● Exercise aim
Copy exactly the lines from the beginning of the data down to and including the line holding "const groupLabels = ['Dementia", without any pictures.

[Begin]

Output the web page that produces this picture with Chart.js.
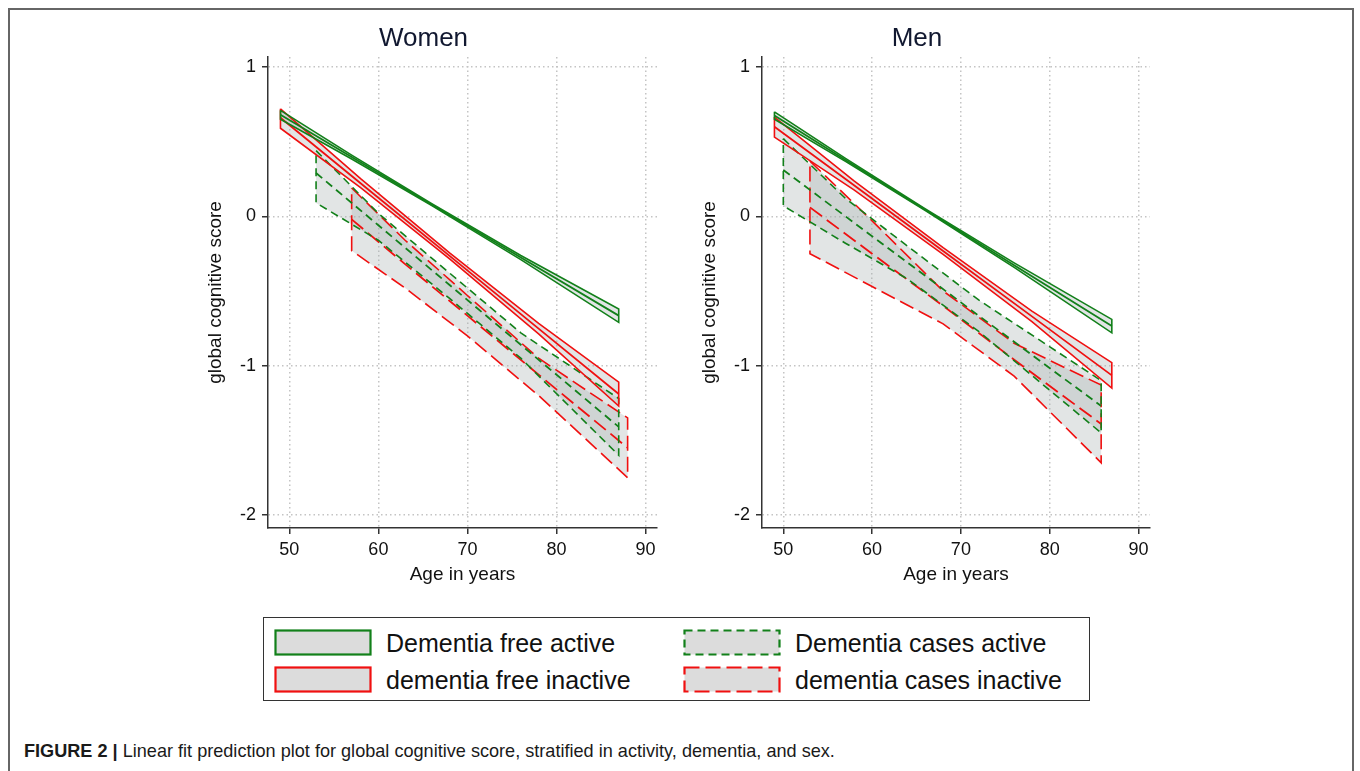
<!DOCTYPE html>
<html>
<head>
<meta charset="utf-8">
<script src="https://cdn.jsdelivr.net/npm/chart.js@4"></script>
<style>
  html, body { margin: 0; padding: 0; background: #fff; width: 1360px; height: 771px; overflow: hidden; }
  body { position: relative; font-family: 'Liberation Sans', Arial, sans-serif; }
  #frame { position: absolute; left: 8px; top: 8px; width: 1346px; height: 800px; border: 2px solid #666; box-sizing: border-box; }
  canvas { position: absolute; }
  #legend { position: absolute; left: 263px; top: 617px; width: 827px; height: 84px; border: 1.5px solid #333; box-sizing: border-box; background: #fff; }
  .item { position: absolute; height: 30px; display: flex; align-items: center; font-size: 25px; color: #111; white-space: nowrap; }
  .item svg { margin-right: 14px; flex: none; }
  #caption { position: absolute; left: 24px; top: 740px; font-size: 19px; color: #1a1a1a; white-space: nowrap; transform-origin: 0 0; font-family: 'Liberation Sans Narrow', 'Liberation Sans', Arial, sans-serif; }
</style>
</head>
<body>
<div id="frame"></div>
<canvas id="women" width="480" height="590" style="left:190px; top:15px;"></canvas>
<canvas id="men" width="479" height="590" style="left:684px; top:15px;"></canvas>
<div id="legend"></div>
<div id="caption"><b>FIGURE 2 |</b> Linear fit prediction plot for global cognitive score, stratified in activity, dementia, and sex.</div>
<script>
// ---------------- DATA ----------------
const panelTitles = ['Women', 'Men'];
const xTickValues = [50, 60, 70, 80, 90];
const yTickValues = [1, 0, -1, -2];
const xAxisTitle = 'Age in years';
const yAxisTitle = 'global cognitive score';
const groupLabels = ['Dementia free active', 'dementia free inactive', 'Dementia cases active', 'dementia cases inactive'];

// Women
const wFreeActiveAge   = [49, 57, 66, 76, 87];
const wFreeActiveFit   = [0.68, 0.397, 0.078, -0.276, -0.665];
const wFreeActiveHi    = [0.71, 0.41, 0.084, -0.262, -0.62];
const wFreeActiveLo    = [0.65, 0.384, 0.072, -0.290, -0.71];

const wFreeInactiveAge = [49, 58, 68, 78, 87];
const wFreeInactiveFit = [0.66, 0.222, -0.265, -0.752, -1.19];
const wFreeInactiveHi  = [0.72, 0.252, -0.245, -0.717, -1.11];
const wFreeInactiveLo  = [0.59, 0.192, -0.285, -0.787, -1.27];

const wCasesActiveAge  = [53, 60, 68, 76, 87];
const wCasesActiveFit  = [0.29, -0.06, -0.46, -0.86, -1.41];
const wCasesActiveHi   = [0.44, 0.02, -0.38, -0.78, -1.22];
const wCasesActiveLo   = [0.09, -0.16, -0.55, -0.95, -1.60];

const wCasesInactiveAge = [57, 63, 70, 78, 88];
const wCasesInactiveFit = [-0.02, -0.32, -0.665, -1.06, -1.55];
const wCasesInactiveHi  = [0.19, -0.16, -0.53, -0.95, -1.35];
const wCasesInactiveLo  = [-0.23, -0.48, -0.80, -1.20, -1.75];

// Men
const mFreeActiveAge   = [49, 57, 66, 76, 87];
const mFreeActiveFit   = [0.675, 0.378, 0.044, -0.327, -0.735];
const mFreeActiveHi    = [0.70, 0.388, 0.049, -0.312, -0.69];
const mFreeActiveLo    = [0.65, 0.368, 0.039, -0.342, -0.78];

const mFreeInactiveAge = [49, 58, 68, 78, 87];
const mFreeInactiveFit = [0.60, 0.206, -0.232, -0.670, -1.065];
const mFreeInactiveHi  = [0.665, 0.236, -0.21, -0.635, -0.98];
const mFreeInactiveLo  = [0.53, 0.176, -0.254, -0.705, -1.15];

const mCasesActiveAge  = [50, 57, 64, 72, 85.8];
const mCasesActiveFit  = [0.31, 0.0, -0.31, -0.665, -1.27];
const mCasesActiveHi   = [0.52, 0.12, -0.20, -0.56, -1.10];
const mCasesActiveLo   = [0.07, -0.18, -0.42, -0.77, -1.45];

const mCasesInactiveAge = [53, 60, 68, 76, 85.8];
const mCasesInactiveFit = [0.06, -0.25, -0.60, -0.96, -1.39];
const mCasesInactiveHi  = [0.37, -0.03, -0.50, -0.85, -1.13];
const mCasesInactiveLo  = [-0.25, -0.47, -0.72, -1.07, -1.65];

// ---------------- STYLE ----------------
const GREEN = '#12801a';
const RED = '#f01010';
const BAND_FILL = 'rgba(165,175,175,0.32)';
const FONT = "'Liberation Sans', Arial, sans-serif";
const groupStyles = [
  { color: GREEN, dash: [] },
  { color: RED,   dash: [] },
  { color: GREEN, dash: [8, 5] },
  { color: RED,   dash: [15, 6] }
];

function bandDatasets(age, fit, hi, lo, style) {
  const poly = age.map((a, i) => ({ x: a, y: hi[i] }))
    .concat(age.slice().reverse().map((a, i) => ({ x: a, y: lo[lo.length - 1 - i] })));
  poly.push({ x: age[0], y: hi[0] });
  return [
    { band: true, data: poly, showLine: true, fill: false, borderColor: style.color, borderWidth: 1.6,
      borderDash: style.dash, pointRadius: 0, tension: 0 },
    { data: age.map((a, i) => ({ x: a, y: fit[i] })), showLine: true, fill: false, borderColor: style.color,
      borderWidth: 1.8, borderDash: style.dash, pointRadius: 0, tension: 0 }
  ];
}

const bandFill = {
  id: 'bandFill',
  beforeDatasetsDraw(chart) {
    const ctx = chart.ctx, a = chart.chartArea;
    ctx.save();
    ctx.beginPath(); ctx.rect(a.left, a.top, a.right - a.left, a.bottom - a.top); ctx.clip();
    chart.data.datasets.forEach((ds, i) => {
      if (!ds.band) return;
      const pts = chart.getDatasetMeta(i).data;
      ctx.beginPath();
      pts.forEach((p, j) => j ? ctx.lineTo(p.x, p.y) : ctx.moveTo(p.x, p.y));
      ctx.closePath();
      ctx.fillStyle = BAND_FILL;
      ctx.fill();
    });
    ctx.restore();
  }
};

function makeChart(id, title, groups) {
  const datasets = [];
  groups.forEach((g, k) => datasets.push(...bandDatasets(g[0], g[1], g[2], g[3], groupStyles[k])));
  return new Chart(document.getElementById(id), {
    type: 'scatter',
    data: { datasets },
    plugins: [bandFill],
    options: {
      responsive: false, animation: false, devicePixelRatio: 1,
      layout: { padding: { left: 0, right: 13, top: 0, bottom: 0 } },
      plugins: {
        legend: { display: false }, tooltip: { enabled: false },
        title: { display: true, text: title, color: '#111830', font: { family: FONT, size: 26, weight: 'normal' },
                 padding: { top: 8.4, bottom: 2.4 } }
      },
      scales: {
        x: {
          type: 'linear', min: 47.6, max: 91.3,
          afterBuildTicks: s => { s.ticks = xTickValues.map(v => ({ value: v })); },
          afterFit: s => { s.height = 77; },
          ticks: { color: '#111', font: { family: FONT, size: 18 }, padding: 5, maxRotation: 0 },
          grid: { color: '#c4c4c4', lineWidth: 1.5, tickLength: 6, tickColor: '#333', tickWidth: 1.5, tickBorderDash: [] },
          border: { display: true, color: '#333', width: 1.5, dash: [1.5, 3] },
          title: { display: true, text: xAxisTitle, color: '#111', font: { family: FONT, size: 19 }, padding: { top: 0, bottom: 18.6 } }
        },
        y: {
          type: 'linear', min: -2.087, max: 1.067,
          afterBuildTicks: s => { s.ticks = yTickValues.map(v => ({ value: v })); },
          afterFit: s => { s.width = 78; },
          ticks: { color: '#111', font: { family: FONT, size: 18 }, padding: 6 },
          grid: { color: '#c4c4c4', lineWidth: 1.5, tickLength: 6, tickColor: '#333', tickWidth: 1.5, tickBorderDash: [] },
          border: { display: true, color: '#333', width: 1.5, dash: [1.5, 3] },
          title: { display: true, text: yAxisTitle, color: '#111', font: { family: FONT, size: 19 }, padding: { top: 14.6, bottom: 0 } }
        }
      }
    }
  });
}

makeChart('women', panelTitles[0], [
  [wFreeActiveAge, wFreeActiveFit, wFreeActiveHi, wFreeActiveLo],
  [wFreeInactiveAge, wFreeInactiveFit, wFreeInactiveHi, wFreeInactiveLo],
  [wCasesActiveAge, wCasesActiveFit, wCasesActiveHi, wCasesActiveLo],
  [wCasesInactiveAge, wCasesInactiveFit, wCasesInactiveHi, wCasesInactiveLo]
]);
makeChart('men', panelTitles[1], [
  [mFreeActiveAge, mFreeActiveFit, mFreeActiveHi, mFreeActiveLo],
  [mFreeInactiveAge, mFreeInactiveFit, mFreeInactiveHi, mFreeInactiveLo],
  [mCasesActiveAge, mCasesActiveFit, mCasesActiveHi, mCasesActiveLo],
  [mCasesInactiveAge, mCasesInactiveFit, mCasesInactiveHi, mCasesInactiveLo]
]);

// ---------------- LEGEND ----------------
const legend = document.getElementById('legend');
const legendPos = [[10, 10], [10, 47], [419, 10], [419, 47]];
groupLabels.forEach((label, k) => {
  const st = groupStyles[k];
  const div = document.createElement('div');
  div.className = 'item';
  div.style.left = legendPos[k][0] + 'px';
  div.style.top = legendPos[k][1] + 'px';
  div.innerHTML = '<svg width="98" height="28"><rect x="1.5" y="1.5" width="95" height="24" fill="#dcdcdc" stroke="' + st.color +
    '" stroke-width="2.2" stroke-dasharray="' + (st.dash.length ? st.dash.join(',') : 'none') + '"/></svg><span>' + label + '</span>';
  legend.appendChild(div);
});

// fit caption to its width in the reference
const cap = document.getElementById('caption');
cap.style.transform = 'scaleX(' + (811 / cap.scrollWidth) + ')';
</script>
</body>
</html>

[End]

● Worked answer
Output the web page that produces this picture with Chart.js.
<!DOCTYPE html>
<html>
<head>
<meta charset="utf-8">
<script src="https://cdn.jsdelivr.net/npm/chart.js@4"></script>
<style>
  html, body { margin: 0; padding: 0; background: #fff; width: 1360px; height: 771px; overflow: hidden; }
  body { position: relative; font-family: 'Liberation Sans', Arial, sans-serif; }
  #frame { position: absolute; left: 8px; top: 8px; width: 1346px; height: 800px; border: 2px solid #666; box-sizing: border-box; }
  canvas { position: absolute; }
  #legend { position: absolute; left: 263px; top: 617px; width: 827px; height: 84px; border: 1.5px solid #333; box-sizing: border-box; background: #fff; }
  .item { position: absolute; height: 30px; display: flex; align-items: center; font-size: 25px; color: #111; white-space: nowrap; }
  .item svg { margin-right: 14px; flex: none; }
  #caption { position: absolute; left: 24px; top: 740px; font-size: 19px; color: #1a1a1a; white-space: nowrap; transform-origin: 0 0; font-family: 'Liberation Sans Narrow', 'Liberation Sans', Arial, sans-serif; }
</style>
</head>
<body>
<div id="frame"></div>
<canvas id="women" width="480" height="590" style="left:190px; top:15px;"></canvas>
<canvas id="men" width="479" height="590" style="left:684px; top:15px;"></canvas>
<div id="legend"></div>
<div id="caption"><b>FIGURE 2 |</b> Linear fit prediction plot for global cognitive score, stratified in activity, dementia, and sex.</div>
<script>
// ---------------- DATA ----------------
const panelTitles = ['Women', 'Men'];
const xTickValues = [50, 60, 70, 80, 90];
const yTickValues = [1, 0, -1, -2];
const xAxisTitle = 'Age in years';
const yAxisTitle = 'global cognitive score';
const groupLabels = ['Dementia free active', 'dementia free inactive', 'Dementia cases active', 'dementia cases inactive'];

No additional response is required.